Rows from a dataset of charts and code.

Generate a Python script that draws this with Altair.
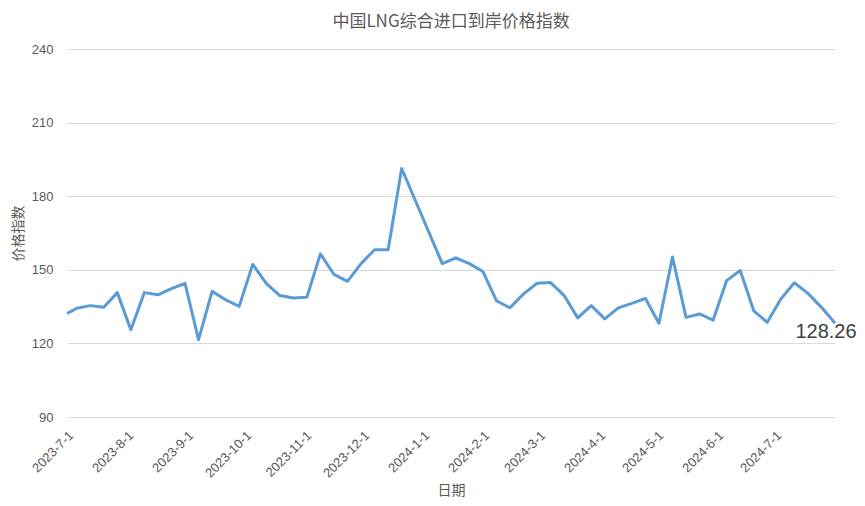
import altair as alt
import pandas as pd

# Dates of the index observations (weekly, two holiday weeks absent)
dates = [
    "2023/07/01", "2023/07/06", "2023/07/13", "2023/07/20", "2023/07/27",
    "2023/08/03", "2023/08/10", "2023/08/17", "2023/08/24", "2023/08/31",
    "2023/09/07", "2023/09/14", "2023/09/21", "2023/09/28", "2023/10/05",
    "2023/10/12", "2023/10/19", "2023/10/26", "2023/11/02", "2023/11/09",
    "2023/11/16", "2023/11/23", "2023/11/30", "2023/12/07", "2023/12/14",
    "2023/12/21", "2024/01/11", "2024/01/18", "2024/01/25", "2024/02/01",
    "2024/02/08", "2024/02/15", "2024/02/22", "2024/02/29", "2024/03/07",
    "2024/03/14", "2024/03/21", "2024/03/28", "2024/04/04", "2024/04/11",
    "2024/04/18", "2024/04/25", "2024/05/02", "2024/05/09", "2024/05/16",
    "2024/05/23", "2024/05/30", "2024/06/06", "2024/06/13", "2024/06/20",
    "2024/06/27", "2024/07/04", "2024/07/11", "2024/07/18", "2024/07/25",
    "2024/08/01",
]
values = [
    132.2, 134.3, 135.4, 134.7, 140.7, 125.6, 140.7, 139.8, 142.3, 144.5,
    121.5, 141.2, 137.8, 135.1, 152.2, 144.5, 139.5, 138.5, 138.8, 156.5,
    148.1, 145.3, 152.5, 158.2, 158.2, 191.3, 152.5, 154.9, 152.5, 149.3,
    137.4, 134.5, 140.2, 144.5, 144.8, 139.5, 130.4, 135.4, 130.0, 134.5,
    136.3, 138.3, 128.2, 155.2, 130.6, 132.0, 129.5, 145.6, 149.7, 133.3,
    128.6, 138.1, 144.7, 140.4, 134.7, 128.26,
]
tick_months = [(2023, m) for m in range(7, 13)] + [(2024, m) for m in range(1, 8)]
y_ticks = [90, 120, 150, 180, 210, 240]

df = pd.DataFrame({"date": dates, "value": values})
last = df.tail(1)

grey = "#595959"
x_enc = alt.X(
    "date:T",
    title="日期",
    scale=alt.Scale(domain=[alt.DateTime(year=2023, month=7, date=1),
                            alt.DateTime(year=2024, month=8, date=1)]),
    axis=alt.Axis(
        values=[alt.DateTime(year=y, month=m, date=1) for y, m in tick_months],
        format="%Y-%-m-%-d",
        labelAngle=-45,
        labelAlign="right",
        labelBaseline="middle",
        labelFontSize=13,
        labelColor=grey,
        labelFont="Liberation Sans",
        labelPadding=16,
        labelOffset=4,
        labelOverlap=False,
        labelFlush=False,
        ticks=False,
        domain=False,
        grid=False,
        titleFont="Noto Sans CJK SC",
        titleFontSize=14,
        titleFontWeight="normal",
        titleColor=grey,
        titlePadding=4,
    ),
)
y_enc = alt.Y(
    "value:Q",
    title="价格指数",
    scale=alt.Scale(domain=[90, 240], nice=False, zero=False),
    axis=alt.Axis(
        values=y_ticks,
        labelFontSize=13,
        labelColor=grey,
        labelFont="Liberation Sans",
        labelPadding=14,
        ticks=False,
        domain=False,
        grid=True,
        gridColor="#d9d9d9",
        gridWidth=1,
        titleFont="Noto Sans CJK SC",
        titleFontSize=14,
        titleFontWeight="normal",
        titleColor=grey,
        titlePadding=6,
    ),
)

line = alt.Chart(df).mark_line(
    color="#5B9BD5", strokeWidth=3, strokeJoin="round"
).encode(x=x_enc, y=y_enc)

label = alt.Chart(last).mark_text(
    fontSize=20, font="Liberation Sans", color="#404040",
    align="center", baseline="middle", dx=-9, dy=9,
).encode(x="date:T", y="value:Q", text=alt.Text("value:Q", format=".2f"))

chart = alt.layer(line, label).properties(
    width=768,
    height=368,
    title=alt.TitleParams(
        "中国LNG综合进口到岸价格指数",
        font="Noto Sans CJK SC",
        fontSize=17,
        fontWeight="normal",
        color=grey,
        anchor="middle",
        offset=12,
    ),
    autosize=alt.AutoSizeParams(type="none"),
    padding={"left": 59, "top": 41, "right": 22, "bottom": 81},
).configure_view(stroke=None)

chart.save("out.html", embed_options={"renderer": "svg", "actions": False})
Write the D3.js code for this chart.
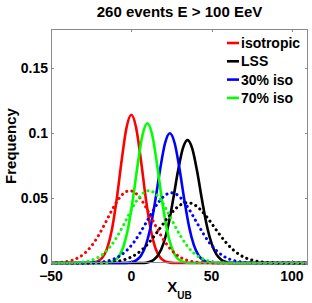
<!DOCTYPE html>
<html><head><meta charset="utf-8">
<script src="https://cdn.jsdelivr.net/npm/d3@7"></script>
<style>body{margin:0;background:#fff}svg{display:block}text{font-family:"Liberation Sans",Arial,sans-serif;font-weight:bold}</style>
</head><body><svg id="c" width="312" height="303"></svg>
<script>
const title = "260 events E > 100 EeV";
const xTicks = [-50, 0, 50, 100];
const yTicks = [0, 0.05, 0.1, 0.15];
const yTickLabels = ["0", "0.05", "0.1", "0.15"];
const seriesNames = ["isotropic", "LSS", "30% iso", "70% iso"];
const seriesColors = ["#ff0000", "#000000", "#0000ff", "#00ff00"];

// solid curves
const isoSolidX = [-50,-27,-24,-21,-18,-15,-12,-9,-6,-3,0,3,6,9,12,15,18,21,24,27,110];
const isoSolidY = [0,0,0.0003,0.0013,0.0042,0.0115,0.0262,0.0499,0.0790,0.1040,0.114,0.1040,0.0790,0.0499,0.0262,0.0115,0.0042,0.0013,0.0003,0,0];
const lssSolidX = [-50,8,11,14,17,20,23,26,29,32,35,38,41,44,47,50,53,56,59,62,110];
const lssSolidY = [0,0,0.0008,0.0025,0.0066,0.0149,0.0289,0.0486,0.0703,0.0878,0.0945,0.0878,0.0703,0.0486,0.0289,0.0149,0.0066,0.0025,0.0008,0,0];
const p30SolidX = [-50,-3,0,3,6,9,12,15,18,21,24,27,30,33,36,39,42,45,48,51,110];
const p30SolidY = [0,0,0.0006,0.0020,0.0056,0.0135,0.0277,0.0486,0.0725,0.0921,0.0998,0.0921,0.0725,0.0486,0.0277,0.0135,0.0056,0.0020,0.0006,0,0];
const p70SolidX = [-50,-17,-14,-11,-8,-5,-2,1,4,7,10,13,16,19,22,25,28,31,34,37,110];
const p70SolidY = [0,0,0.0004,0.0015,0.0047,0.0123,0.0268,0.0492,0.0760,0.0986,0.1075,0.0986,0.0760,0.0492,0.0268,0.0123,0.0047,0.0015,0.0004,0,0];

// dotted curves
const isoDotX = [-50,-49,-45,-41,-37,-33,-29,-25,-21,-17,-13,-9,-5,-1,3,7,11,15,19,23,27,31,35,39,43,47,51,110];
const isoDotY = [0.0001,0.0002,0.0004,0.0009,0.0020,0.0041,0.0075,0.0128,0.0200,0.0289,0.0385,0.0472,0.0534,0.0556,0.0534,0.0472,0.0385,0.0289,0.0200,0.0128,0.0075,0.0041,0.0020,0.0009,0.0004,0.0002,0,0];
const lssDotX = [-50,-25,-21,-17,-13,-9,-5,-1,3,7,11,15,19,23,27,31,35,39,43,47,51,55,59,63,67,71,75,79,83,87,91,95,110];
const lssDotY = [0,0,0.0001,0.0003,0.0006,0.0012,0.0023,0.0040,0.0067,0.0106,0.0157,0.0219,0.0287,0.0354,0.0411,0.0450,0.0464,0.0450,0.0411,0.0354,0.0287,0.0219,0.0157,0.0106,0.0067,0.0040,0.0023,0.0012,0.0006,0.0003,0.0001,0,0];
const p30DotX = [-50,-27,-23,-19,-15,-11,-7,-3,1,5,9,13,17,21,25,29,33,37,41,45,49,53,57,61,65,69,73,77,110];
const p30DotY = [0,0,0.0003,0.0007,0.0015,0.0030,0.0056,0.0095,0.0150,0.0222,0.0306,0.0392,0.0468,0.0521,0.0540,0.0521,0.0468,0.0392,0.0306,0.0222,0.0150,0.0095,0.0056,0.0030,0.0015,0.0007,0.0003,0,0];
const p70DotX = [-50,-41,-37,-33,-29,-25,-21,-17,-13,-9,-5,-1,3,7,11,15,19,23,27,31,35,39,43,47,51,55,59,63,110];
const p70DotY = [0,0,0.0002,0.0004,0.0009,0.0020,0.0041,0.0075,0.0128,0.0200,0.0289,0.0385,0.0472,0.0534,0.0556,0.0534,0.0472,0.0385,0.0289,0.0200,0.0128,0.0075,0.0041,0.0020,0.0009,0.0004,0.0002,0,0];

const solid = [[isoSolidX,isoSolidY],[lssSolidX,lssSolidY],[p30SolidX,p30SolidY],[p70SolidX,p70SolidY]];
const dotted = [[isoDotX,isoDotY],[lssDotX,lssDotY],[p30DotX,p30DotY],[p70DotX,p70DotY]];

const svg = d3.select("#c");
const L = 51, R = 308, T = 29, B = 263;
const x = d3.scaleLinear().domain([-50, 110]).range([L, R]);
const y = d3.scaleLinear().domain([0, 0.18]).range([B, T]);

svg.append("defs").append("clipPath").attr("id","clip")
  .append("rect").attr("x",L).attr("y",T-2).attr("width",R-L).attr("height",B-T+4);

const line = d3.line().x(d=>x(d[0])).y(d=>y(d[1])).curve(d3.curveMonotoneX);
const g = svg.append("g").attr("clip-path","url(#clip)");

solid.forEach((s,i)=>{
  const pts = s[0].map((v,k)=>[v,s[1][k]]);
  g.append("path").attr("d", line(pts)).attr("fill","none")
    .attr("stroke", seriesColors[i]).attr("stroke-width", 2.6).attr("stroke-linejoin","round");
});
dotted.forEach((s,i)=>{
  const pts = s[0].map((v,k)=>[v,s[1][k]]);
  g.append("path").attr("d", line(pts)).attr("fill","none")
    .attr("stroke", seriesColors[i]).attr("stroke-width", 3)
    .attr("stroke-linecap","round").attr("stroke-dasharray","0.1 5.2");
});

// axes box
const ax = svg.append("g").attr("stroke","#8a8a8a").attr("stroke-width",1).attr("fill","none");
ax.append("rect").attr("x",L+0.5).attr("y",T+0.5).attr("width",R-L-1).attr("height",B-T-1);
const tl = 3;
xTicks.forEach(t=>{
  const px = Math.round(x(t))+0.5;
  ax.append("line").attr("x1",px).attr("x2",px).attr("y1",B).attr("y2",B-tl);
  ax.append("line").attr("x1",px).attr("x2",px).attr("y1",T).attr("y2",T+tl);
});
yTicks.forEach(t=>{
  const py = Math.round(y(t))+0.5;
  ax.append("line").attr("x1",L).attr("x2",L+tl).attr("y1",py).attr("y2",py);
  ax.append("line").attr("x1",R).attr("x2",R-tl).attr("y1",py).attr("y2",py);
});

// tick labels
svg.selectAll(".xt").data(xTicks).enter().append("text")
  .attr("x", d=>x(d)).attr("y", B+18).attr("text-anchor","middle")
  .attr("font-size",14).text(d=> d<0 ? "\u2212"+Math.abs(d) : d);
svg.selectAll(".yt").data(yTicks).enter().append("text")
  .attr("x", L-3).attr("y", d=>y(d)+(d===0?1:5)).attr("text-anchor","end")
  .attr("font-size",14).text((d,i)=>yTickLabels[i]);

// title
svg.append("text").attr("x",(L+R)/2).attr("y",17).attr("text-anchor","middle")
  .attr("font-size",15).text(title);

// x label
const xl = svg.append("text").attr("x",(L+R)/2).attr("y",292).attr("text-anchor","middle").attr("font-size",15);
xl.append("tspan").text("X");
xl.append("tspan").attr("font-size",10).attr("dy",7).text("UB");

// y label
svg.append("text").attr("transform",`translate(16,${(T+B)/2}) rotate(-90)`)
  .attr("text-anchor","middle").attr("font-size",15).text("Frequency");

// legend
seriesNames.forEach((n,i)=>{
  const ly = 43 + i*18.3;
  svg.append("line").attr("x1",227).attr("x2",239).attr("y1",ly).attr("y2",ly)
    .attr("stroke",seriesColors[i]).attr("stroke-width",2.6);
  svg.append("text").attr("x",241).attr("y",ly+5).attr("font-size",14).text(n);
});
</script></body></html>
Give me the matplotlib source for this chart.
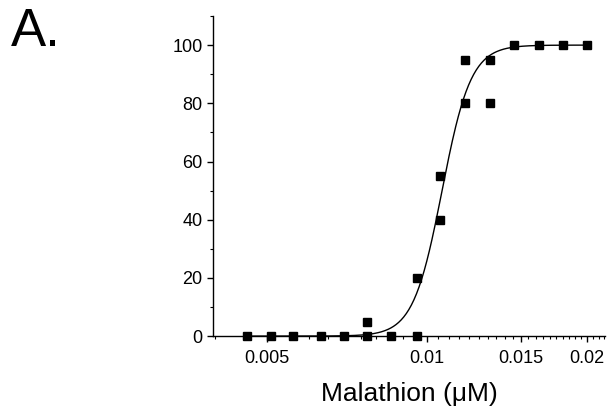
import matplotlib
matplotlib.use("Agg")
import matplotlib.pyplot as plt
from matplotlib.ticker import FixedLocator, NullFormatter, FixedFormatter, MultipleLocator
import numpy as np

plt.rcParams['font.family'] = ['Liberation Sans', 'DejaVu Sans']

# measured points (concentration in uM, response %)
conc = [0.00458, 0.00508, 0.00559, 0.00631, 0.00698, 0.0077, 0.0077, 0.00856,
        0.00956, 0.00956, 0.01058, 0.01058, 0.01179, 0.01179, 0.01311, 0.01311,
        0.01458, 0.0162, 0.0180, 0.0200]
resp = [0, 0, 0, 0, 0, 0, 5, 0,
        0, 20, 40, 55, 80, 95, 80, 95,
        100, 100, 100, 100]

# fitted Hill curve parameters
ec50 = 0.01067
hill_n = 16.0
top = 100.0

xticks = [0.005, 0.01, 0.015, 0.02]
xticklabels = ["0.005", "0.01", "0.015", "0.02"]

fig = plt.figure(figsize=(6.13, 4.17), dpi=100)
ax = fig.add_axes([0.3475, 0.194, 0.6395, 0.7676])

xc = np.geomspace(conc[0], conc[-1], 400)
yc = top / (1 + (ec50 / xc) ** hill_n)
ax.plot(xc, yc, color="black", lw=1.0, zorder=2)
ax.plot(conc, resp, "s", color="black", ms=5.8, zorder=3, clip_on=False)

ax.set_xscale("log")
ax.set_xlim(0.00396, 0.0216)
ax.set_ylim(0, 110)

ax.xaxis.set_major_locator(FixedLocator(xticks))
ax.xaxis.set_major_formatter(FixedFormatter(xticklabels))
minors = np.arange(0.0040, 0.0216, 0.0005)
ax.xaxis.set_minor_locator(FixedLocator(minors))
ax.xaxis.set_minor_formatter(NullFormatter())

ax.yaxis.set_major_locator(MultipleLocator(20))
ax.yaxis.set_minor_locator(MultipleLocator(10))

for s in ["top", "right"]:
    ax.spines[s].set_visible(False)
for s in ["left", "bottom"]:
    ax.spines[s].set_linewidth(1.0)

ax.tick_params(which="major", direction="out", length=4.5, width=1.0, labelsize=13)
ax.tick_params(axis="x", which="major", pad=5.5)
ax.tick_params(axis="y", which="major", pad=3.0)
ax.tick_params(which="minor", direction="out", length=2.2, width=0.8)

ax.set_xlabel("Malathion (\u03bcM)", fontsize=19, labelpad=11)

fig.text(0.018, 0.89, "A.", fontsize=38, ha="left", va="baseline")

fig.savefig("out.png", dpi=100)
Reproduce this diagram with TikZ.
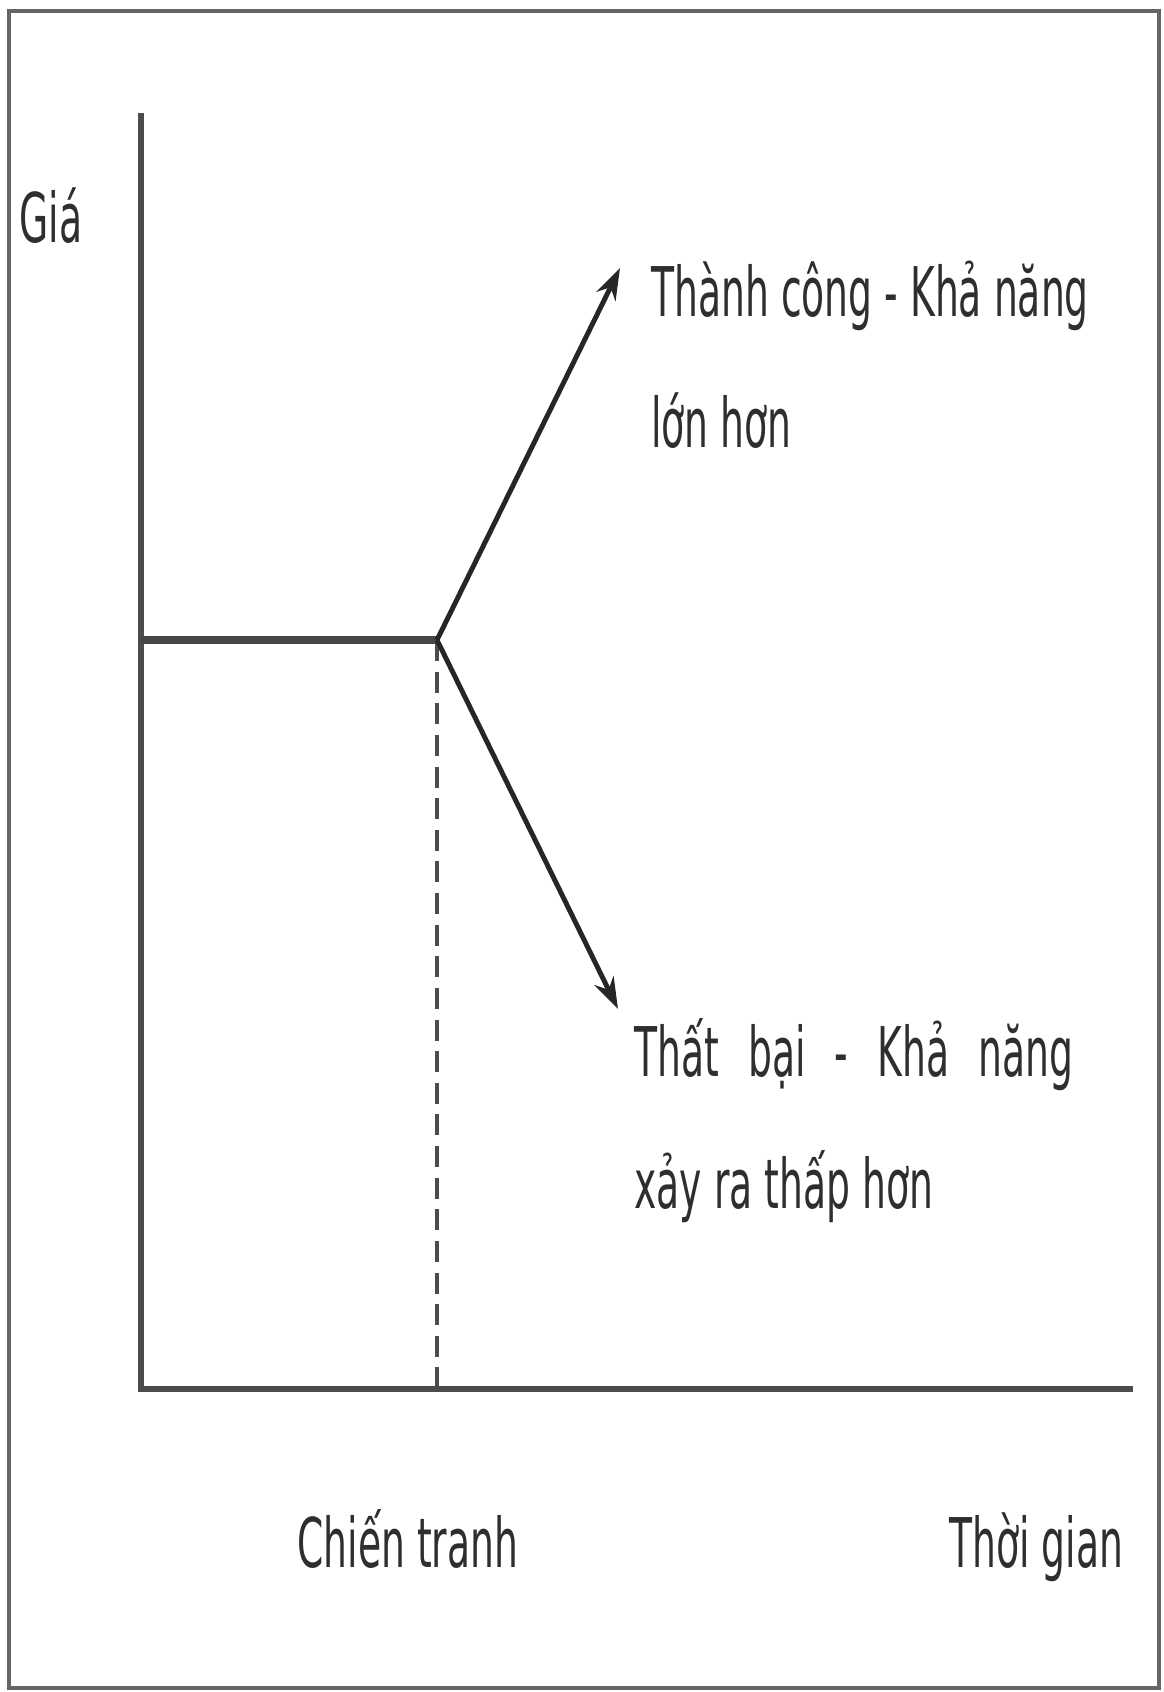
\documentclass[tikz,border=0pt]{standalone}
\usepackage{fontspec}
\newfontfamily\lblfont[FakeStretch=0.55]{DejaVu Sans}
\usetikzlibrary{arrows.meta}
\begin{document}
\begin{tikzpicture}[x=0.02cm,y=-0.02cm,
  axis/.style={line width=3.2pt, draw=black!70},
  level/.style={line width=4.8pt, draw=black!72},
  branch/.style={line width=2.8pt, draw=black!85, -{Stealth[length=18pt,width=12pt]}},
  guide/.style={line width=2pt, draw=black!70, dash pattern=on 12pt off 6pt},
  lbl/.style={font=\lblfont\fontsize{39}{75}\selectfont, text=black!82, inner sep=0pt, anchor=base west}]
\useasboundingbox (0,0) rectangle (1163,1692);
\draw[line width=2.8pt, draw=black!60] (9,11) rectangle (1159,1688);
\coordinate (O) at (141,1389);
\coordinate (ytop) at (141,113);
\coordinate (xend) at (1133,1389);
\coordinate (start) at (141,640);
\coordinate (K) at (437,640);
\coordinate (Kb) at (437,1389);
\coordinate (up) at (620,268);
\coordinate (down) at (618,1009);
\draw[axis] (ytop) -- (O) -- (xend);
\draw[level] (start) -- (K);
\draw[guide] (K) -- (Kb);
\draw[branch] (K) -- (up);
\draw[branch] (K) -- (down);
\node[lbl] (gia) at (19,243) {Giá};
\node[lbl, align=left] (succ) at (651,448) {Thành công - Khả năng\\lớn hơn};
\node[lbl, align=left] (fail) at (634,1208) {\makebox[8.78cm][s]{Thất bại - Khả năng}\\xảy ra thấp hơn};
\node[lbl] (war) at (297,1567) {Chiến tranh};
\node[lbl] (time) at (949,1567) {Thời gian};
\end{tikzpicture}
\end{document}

Your goal. Restate word for word only the lines from the one with "Reproduce this diagram with TikZ." through the last line of the material, both included. Any picture should be left out.

Solution for this problem.
Reproduce this diagram with TikZ.
\documentclass[tikz,border=0pt]{standalone}
\usepackage{fontspec}
\newfontfamily\lblfont[FakeStretch=0.55]{DejaVu Sans}
\usetikzlibrary{arrows.meta}
\begin{document}
\begin{tikzpicture}[x=0.02cm,y=-0.02cm,
  axis/.style={line width=3.2pt, draw=black!70},
  level/.style={line width=4.8pt, draw=black!72},
  branch/.style={line width=2.8pt, draw=black!85, -{Stealth[length=18pt,width=12pt]}},
  guide/.style={line width=2pt, draw=black!70, dash pattern=on 12pt off 6pt},
  lbl/.style={font=\lblfont\fontsize{39}{75}\selectfont, text=black!82, inner sep=0pt, anchor=base west}]
\useasboundingbox (0,0) rectangle (1163,1692);
\draw[line width=2.8pt, draw=black!60] (9,11) rectangle (1159,1688);
\coordinate (O) at (141,1389);
\coordinate (ytop) at (141,113);
\coordinate (xend) at (1133,1389);
\coordinate (start) at (141,640);
\coordinate (K) at (437,640);
\coordinate (Kb) at (437,1389);
\coordinate (up) at (620,268);
\coordinate (down) at (618,1009);
\draw[axis] (ytop) -- (O) -- (xend);
\draw[level] (start) -- (K);
\draw[guide] (K) -- (Kb);
\draw[branch] (K) -- (up);
\draw[branch] (K) -- (down);
\node[lbl] (gia) at (19,243) {Giá};
\node[lbl, align=left] (succ) at (651,448) {Thành công - Khả năng\\lớn hơn};
\node[lbl, align=left] (fail) at (634,1208) {\makebox[8.78cm][s]{Thất bại - Khả năng}\\xảy ra thấp hơn};
\node[lbl] (war) at (297,1567) {Chiến tranh};
\node[lbl] (time) at (949,1567) {Thời gian};
\end{tikzpicture}
\end{document}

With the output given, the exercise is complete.